** BEGIN Material **
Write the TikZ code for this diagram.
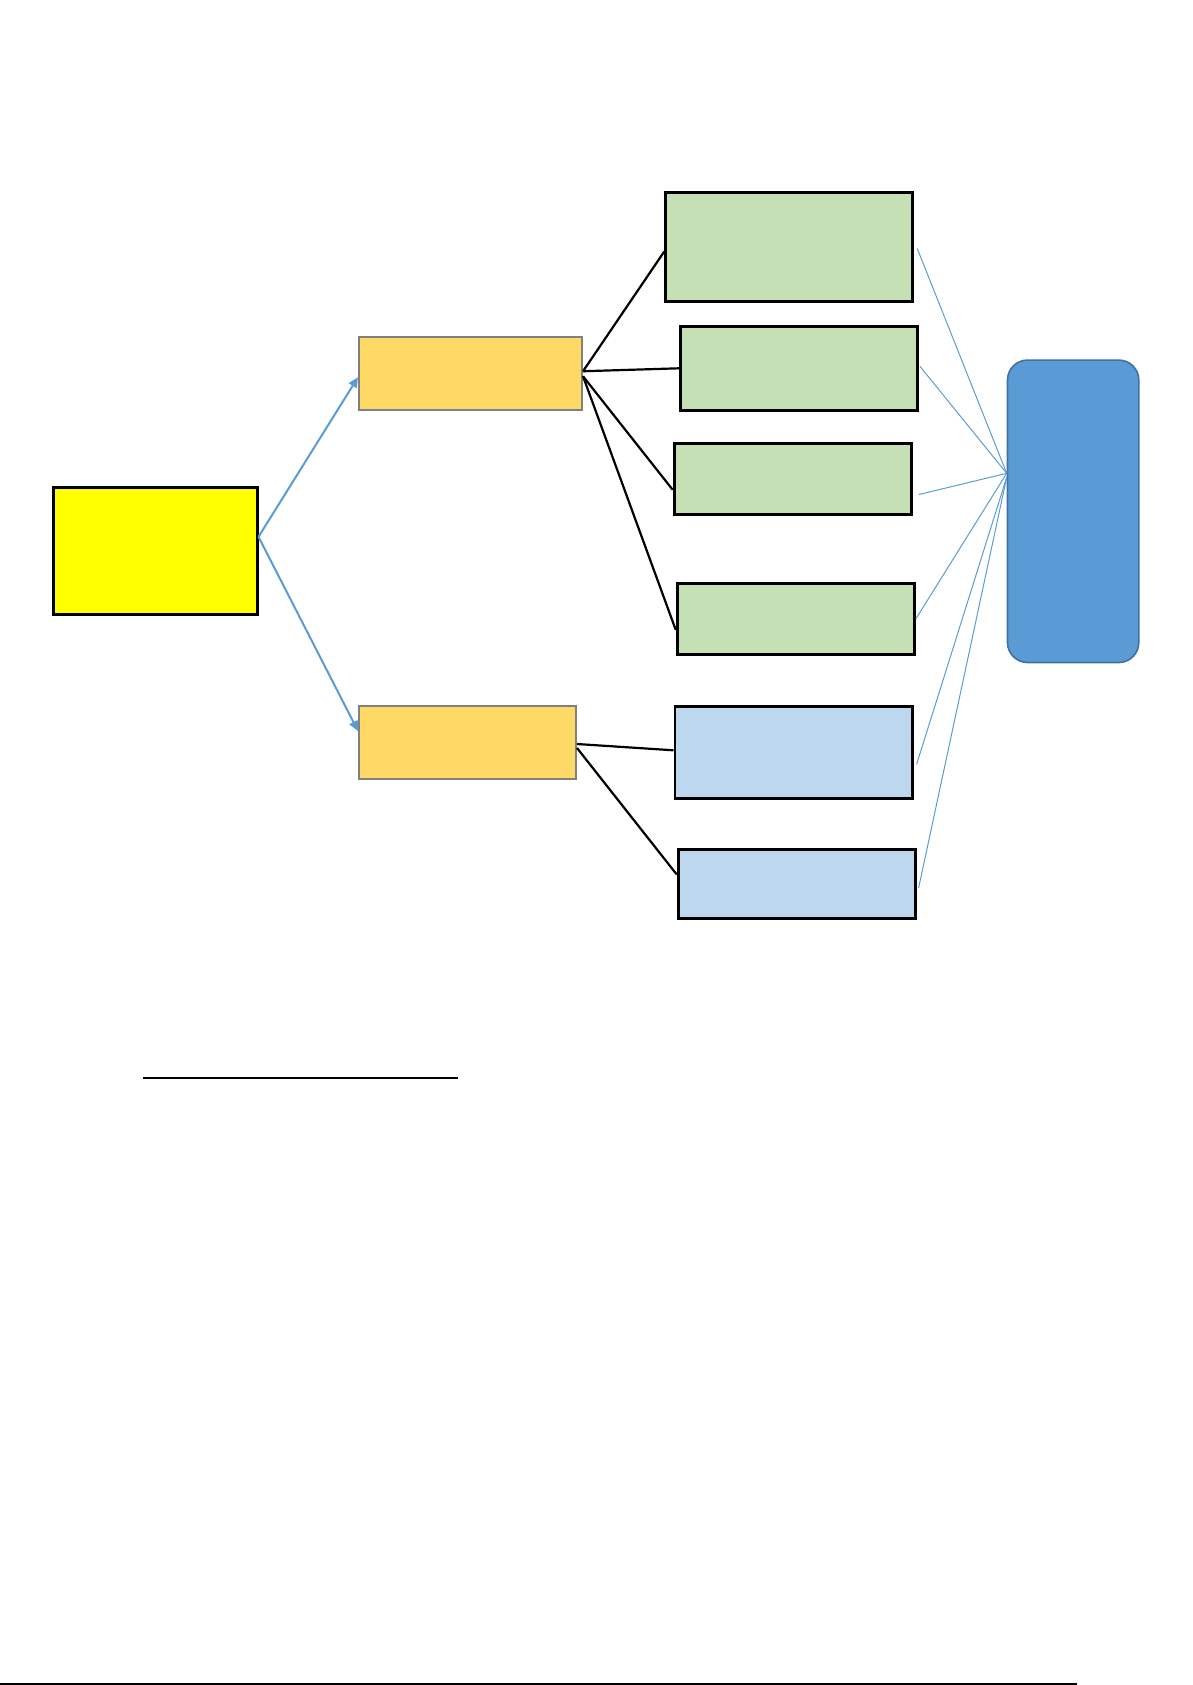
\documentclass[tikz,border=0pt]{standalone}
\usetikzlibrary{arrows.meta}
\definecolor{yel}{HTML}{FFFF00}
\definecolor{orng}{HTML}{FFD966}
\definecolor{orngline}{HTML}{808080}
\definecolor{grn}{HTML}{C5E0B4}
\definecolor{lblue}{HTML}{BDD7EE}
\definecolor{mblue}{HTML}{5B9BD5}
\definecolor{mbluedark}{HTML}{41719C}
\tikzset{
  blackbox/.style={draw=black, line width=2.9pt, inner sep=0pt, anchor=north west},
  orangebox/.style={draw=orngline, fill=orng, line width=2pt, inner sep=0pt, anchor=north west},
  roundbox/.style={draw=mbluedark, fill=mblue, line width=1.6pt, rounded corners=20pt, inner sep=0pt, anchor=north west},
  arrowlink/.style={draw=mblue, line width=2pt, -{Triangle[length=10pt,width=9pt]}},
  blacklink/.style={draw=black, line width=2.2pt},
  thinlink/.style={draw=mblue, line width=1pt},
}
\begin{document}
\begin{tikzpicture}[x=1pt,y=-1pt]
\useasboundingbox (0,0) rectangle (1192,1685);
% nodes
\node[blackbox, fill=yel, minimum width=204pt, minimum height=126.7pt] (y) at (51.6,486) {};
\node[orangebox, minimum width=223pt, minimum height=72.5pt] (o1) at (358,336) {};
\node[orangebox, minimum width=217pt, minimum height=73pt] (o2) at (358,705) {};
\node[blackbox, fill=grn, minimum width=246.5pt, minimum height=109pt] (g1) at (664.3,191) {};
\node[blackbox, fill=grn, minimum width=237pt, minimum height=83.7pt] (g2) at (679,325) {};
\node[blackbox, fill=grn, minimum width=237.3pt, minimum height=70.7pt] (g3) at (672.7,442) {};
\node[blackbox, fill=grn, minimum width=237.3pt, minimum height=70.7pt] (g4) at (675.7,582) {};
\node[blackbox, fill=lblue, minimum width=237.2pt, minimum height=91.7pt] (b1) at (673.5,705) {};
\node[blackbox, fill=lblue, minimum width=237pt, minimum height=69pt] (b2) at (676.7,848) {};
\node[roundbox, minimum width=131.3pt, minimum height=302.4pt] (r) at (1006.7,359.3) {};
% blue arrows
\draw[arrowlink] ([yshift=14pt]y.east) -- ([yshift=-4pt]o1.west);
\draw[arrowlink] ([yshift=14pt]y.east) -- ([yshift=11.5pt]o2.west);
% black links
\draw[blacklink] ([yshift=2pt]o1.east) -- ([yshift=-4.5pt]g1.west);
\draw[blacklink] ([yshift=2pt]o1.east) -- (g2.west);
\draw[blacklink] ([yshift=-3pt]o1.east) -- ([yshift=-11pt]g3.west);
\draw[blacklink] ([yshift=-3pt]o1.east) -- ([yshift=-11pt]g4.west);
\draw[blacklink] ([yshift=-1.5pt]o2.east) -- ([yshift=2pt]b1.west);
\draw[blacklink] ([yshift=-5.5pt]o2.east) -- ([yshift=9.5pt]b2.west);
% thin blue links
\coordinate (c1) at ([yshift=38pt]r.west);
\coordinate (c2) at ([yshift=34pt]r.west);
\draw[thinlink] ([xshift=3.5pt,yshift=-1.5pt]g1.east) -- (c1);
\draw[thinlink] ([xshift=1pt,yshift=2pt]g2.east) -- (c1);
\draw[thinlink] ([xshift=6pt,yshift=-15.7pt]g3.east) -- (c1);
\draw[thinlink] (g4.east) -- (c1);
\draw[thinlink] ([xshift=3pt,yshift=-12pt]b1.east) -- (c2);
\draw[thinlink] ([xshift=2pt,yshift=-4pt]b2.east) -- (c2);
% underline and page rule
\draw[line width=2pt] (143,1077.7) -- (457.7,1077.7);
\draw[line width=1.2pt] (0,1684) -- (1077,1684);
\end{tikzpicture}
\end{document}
** END Material **
* _Objective_:
Copy all the lines of data exactly as they appear, dropping any images.

* _Final result_:
Write the TikZ code for this diagram.
\documentclass[tikz,border=0pt]{standalone}
\usetikzlibrary{arrows.meta}
\definecolor{yel}{HTML}{FFFF00}
\definecolor{orng}{HTML}{FFD966}
\definecolor{orngline}{HTML}{808080}
\definecolor{grn}{HTML}{C5E0B4}
\definecolor{lblue}{HTML}{BDD7EE}
\definecolor{mblue}{HTML}{5B9BD5}
\definecolor{mbluedark}{HTML}{41719C}
\tikzset{
  blackbox/.style={draw=black, line width=2.9pt, inner sep=0pt, anchor=north west},
  orangebox/.style={draw=orngline, fill=orng, line width=2pt, inner sep=0pt, anchor=north west},
  roundbox/.style={draw=mbluedark, fill=mblue, line width=1.6pt, rounded corners=20pt, inner sep=0pt, anchor=north west},
  arrowlink/.style={draw=mblue, line width=2pt, -{Triangle[length=10pt,width=9pt]}},
  blacklink/.style={draw=black, line width=2.2pt},
  thinlink/.style={draw=mblue, line width=1pt},
}
\begin{document}
\begin{tikzpicture}[x=1pt,y=-1pt]
\useasboundingbox (0,0) rectangle (1192,1685);
% nodes
\node[blackbox, fill=yel, minimum width=204pt, minimum height=126.7pt] (y) at (51.6,486) {};
\node[orangebox, minimum width=223pt, minimum height=72.5pt] (o1) at (358,336) {};
\node[orangebox, minimum width=217pt, minimum height=73pt] (o2) at (358,705) {};
\node[blackbox, fill=grn, minimum width=246.5pt, minimum height=109pt] (g1) at (664.3,191) {};
\node[blackbox, fill=grn, minimum width=237pt, minimum height=83.7pt] (g2) at (679,325) {};
\node[blackbox, fill=grn, minimum width=237.3pt, minimum height=70.7pt] (g3) at (672.7,442) {};
\node[blackbox, fill=grn, minimum width=237.3pt, minimum height=70.7pt] (g4) at (675.7,582) {};
\node[blackbox, fill=lblue, minimum width=237.2pt, minimum height=91.7pt] (b1) at (673.5,705) {};
\node[blackbox, fill=lblue, minimum width=237pt, minimum height=69pt] (b2) at (676.7,848) {};
\node[roundbox, minimum width=131.3pt, minimum height=302.4pt] (r) at (1006.7,359.3) {};
% blue arrows
\draw[arrowlink] ([yshift=14pt]y.east) -- ([yshift=-4pt]o1.west);
\draw[arrowlink] ([yshift=14pt]y.east) -- ([yshift=11.5pt]o2.west);
% black links
\draw[blacklink] ([yshift=2pt]o1.east) -- ([yshift=-4.5pt]g1.west);
\draw[blacklink] ([yshift=2pt]o1.east) -- (g2.west);
\draw[blacklink] ([yshift=-3pt]o1.east) -- ([yshift=-11pt]g3.west);
\draw[blacklink] ([yshift=-3pt]o1.east) -- ([yshift=-11pt]g4.west);
\draw[blacklink] ([yshift=-1.5pt]o2.east) -- ([yshift=2pt]b1.west);
\draw[blacklink] ([yshift=-5.5pt]o2.east) -- ([yshift=9.5pt]b2.west);
% thin blue links
\coordinate (c1) at ([yshift=38pt]r.west);
\coordinate (c2) at ([yshift=34pt]r.west);
\draw[thinlink] ([xshift=3.5pt,yshift=-1.5pt]g1.east) -- (c1);
\draw[thinlink] ([xshift=1pt,yshift=2pt]g2.east) -- (c1);
\draw[thinlink] ([xshift=6pt,yshift=-15.7pt]g3.east) -- (c1);
\draw[thinlink] (g4.east) -- (c1);
\draw[thinlink] ([xshift=3pt,yshift=-12pt]b1.east) -- (c2);
\draw[thinlink] ([xshift=2pt,yshift=-4pt]b2.east) -- (c2);
% underline and page rule
\draw[line width=2pt] (143,1077.7) -- (457.7,1077.7);
\draw[line width=1.2pt] (0,1684) -- (1077,1684);
\end{tikzpicture}
\end{document}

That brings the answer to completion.